Table 4. Bandwidth as a Function of the Area of the Slot for the Rectangular Superconducting Antenna Studied in Figure 3; Case where the High $T_c$ Superconducting Film Has a Thickness of 0.5 nm.

Slot		Bandwidth (%)
Size of the Slot (cm × cm)	Area of the Slot (cm2)
0 × 0	0	3.349
0.2 × 0.2	0.04	3.424
0.4 × 0.4	0.16	3.310
0.6 × 0.6	0.36	3.290
0.8 × 0.8	0.64	3.501
1 × 1	1	4.087
1.2 × 1.2	1.44	3.794

for the case of superconducting film having a thickness of 0.5 nm. From the numerical results in the two tables, it is obvious that the broadest bandwidth is obtained for a slot with an area equal to half that of the high $T_c$ superconducting patch. Therefore, in order to broaden the bandwidth of the superconducting antenna, it is strongly recommended to consider a ground plane with a slot having an area equal to half that of the superconducting rectangular patch.

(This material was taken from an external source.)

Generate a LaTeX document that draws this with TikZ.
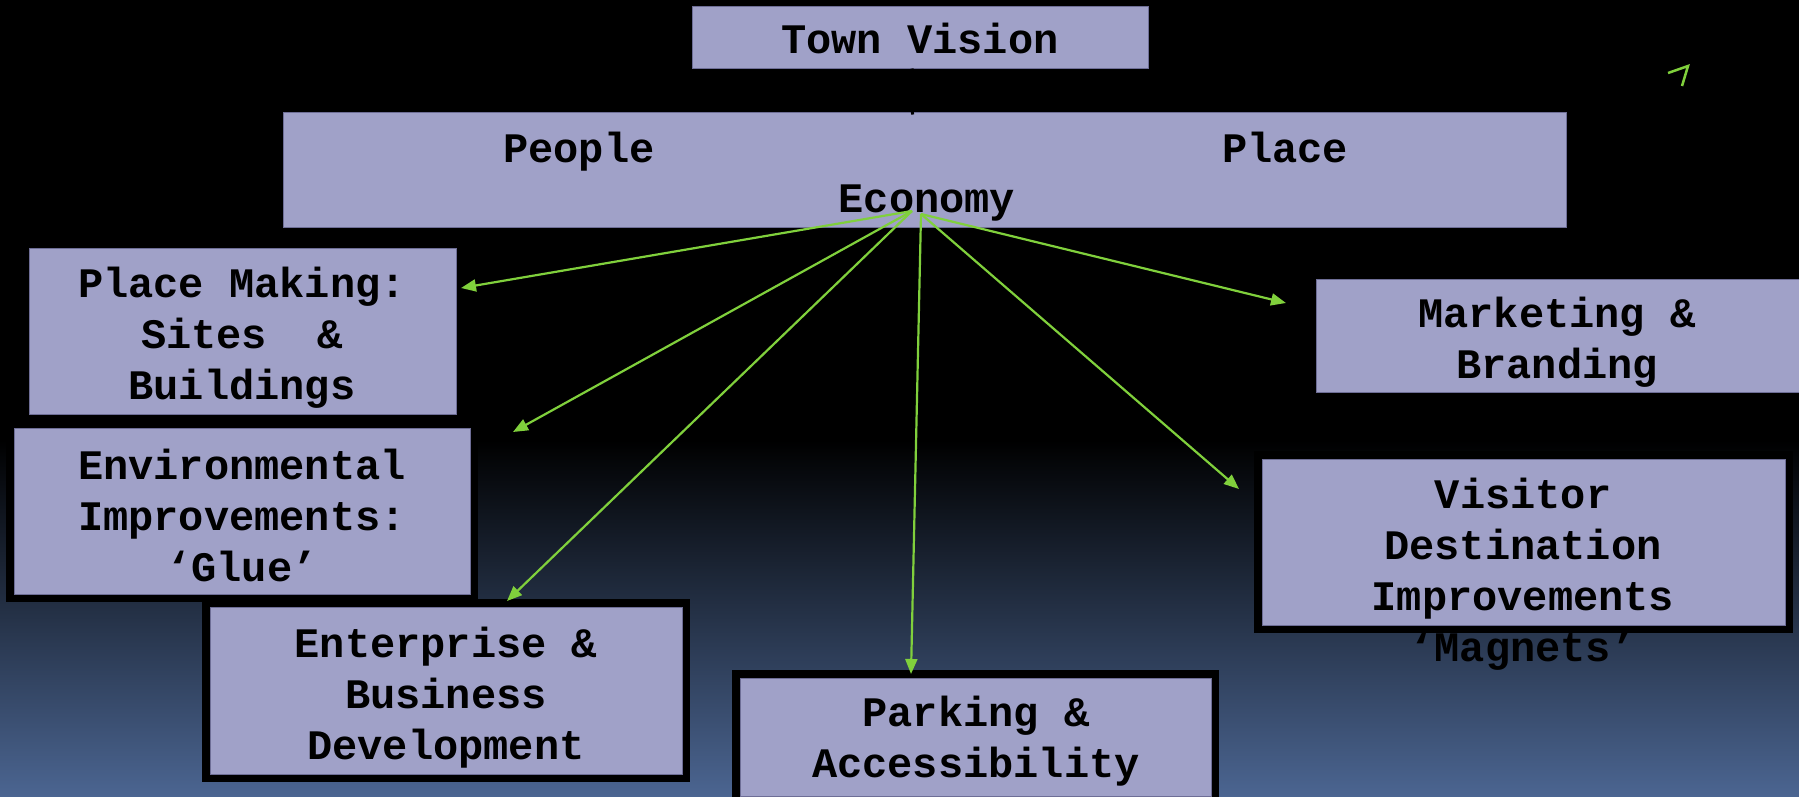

Regarding the narrowest band, it is obtained when the area of the slot is equal to $0.36 {\mathrm{cm}}^2$. Its value is 3.567% for the case of superconducting film having a thickness of 350 nm and 3.290% for the case of superconducting film having a thickness of 0.5 nm. Hence, it is strongly discouraged to use a slot having an area equal to $0.36 {\mathrm{cm}}^2$ in the design of this type of antenna.

5. Conclusions

In this paper, we have studied the electromagnetic characteristics of high $T_c$ superconducting rectangular microstrip patch antenna having a slot cut into the ground plane. The analysis technique has been based on the moment method in conjunction with Gorter-Casimir two fluid model and London’s equations. The complex surface impedance has been calculated by supposing that the thickness of the high $T_c$ superconducting film is less than three times the zero temperature penetration depth. The advantage of the proposed approach lies in its ability to give accurate results for thin as well as for thick substrates. This is because in our theoretical formulation, the surface wave effect has been rigorously included, unlike other approaches that provide physical approximations [1]. It can also be easily extended to deal with superconducting patches of various regular and non-regular shapes printed on isotropic or anisotropic multilayered medium. The main disadvantage of the present approach is that its computational cost is relatively high due to the iterative nature of the solution process. In order to check the validity of the proposed approach, we have compared our numerical results against theoretical and experimental data available in the literature. We have shown that the presence of a slot with size equal to half of that of the superconducting patch results in a decrease of the operating frequency of more than 20%. Moreover, the broadest bandwidth has been obtained for a slot with an area equal to half that of the superconducting patch. Since superconducting microstrip antennas have high gain but suffer from narrow bandwidth, which severely limits their application [15,16], we believe that the latter result will be beneficial in overcoming this handicap. Finally, we draw attention to the fact that in the part of the numerical results, we have taken YBCO as a superconducting material. We have also obtained other numerical results using other superconducting materials. These superconducting materials are Bi₂Sr₂Ca₂Cu₃O₁₀ (BSCCO) and Tl₂Ba₂Ca₂Cu₃O₁₀ (TBCCO). For the sake of brevity, we have not reported these numerical results in this paper.